具体的実存を抽象化したもの、それが私の元型であり、私とは何かに答える、一つの案である。それをスーフィズムでは神名と呼ぶ。平易に言えば、MBTIで言われる「仲介者」「論理学者」「幹部」などは、それに類するものである。言うなれば魂の名前が神名である。しかし、気を付けなければならないのは、これらは抽象的であるということである。抽象的であるということは、そもそも固定化されていない意味であるということなので、これらは仮名であることは念頭に置いておくべきである。仮名、つまり、仮の名であるということである。抽象的な言葉というのは、具体的存在とは範疇を別にするのであり、そもそも融通無礙な領域のもの、つまり、これらは固定化されない領域のもの、極度に動的な存在なのである。ウィトゲンシュタインが悩んだ言語の曖昧性というのは、ここに根拠を置く。あらゆる言語は抽象性を持つ。というのも、言語は具象であり、その意味は抽象的なものであるから。ウィトゲンシュタインの悩んだ曖昧性は、具体的な言語を保ちつつ、言語ゲームの中で稼働するための、語の元型を考えることで解消する。ウィトゲンシュタインは曖昧性に肯定的だった。しかし、その曖昧性がどのように働いているのか、その限界を気にしていたのだと思う。言語ゲームに必要なのは魔法という法だった。カオスな場で働く法だった。

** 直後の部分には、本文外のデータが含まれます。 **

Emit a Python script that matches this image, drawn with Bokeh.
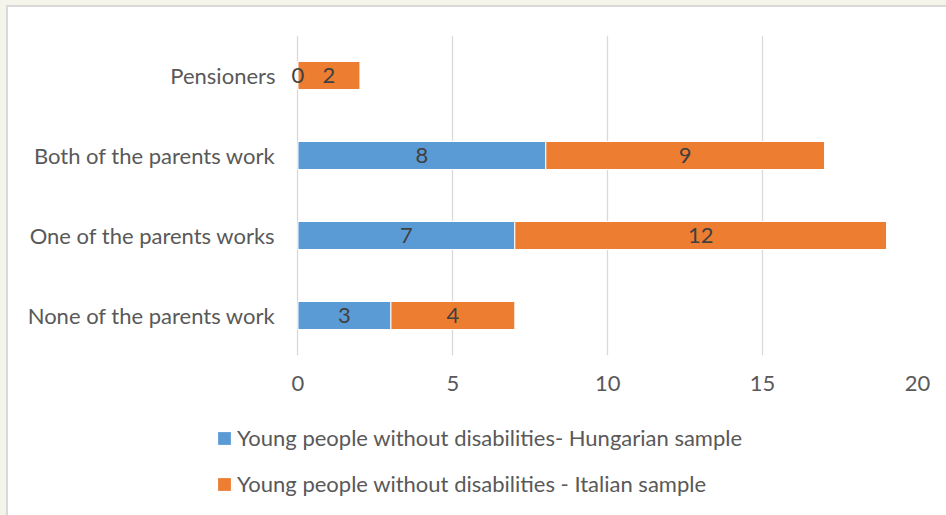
from bokeh.plotting import figure
from bokeh.models import ColumnDataSource, FactorRange, Range1d, Legend, LegendItem, LabelSet, FixedTicker
from bokeh.layouts import column
from bokeh.embed import file_html
from bokeh.resources import INLINE
from bokeh.core.properties import value

categories = ["None of the parents work", "One of the parents works", "Both of the parents work", "Pensioners"]
hungarian = [3, 7, 8, 0]
italian = [4, 12, 9, 2]
series_names = ["Young people without disabilities- Hungarian sample",
                "Young people without disabilities - Italian sample"]
x_ticks = [0, 5, 10, 15, 20]

BLUE = "#5B9BD5"
ORANGE = "#ED7D31"
FONT = "Lato"
FS = "22px"

src = ColumnDataSource(dict(
    cat=categories,
    hu=hungarian,
    it=italian,
    hu_end=hungarian,
    it_start=hungarian,
    it_end=[h + i for h, i in zip(hungarian, italian)],
    hu_mid=[h / 2 for h in hungarian],
    it_mid=[h + i / 2 for h, i in zip(hungarian, italian)],
    hu_lbl=[str(v) for v in hungarian],
    it_lbl=[str(v) for v in italian],
))

p = figure(y_range=FactorRange(*categories, range_padding=0), x_range=Range1d(-0.5, 20),
           frame_width=635, frame_height=320,
           min_border_left=274, min_border_top=28, min_border_right=29, min_border_bottom=52,
           output_backend="svg", toolbar_location=None)
p.frame_align = False
p.outline_line_color = None
p.background_fill_color = "white"
p.border_fill_color = "white"

r1 = p.hbar(y="cat", left=0, right="hu_end", height=0.35, source=src,
            fill_color=BLUE, line_color="white", line_width=1)
r2 = p.hbar(y="cat", left="it_start", right="it_end", height=0.35, source=src,
            fill_color=ORANGE, line_color="white", line_width=1)

for xcol, lcol in (("hu_mid", "hu_lbl"), ("it_mid", "it_lbl")):
    p.add_layout(LabelSet(x=xcol, y="cat", text=lcol, source=src,
                          text_align="center", text_baseline="middle",
                          text_font=value(FONT), text_font_size=value(FS), text_color="#404040"))

p.xgrid.ticker = FixedTicker(ticks=x_ticks)
p.xgrid.grid_line_color = "#d9d9d9"
p.xgrid.grid_line_width = 1.3
p.ygrid.grid_line_color = None

p.xaxis.ticker = FixedTicker(ticks=x_ticks)
p.xaxis.axis_line_color = None
p.xaxis.major_tick_line_color = None
p.xaxis.minor_tick_line_color = None
p.xaxis.major_label_standoff = 14
p.xaxis.major_label_text_font = FONT
p.xaxis.major_label_text_font_size = FS
p.xaxis.major_label_text_color = "#595959"

p.yaxis.axis_line_color = None
p.yaxis.major_tick_line_color = None
p.yaxis.minor_tick_line_color = None
p.yaxis.major_label_standoff = 1
p.yaxis.major_label_text_font = FONT
p.yaxis.major_label_text_font_size = FS
p.yaxis.major_label_text_color = "#595959"

# Legend lives in its own strip below the chart
lg = figure(width=938, height=108, x_range=Range1d(0, 1), y_range=Range1d(0, 1),
            min_border=0, min_border_left=0, min_border_right=0, min_border_top=0, min_border_bottom=0,
            output_backend="svg", toolbar_location=None)
lg.frame_align = False
lg.axis.visible = False
lg.grid.visible = False
lg.outline_line_color = None
lg.background_fill_color = "white"
lg.border_fill_color = "white"
# legend-only renderers, placed outside the visible range
key_src = ColumnDataSource(dict(y=[-10], l=[0], r=[0.1]))
d1 = lg.hbar(y="y", left="l", right="r", height=0.1, source=key_src,
             fill_color=BLUE, line_color=None)
d2 = lg.hbar(y="y", left="l", right="r", height=0.1, source=key_src,
             fill_color=ORANGE, line_color=None)

legend = Legend(items=[LegendItem(label=series_names[0], renderers=[d1]),
                       LegendItem(label=series_names[1], renderers=[d2])],
                location=(208, 18), orientation="vertical",
                glyph_width=16, glyph_height=16, label_standoff=5,
                label_height=27, spacing=19, padding=0, margin=0,
                border_line_color=None, background_fill_alpha=0,
                label_text_font=FONT, label_text_font_size=FS, label_text_color="#595959")
lg.add_layout(legend)

inner = column(p, lg, spacing=0,
               styles={"background-color": "white",
                       "border-left": "2px solid #d9d9d9", "border-top": "2px solid #d9d9d9"})
layout = column(inner, spacing=0,
                styles={"background-color": "#f4f4ea", "padding-top": "5px", "padding-left": "6px"})

open("out.html", "w").write(file_html(layout, INLINE))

閑話休題。私とは何か。それは私の元型である。ここまでは良いとして、では私の元型の根拠はどこにあるのか。先の話に戻ろう。具象と抽象は共時的に存在する。ここでは、どちらがどちらを導出しようが、循環論法にはならない。ある意味成っているのだが。しかし前後関係がないのなら、相互的に導出を行おうと、何も問題はない。むしろ、相互に働き、お互いを物語ることで、具象と抽象を顕現させていくことが出来るのである。この相互の
働き合い、ここに掛かる力が中間領域である。井筒の図で言えば、阿頼耶識には抽象的な元型が蠢いている。この元型の蠢く幽かな力が具体的な存在に降り注ぐ。この中間領域にある力を理解する器官を人間は持っている。それがコルバンによって言語化された創造的想像力である。
私たちは精神という抽象的な存在を持ちながら、身体という具体的な存在を持っている。身体という具象に宿る物語を、想像的創造力を持って顕現させることにより、自らの具体性に宿る抽象性を浮き彫りにする。このことによって、私の元型を探求するのである。この技術はすでに体癖論によって理論家されているので、自分の元型を知りたいのなら、身体への理解を深めることをお勧めしたい。体癖論とMBTIはある程度、重なっている。どちらも使うことで、さらに自らの元型に対して理解を深められると思う。
MBTIの方は人格に名前を与えているのが、有意義な点だろう。提唱者や仲介者など。あれ自体は素朴な表現ではあるが、換言すれば魂の名前である。私とは誰かという問いに対して、こう考えることも出来る。自分が何者か知りたければ、自らの魂に名前を与えれば良い。魂に名前なんてないのだが、仮名という言葉もある。名前を仮に付けてしまえば良い。そもそも言語とは全てそういうものなのだから。
もし、MBTIの言葉が腑に落ちないのなら、スーフィズムを参考にすると良い。スーフィズムには少なくとも100を超える神名(魂の名前)がある。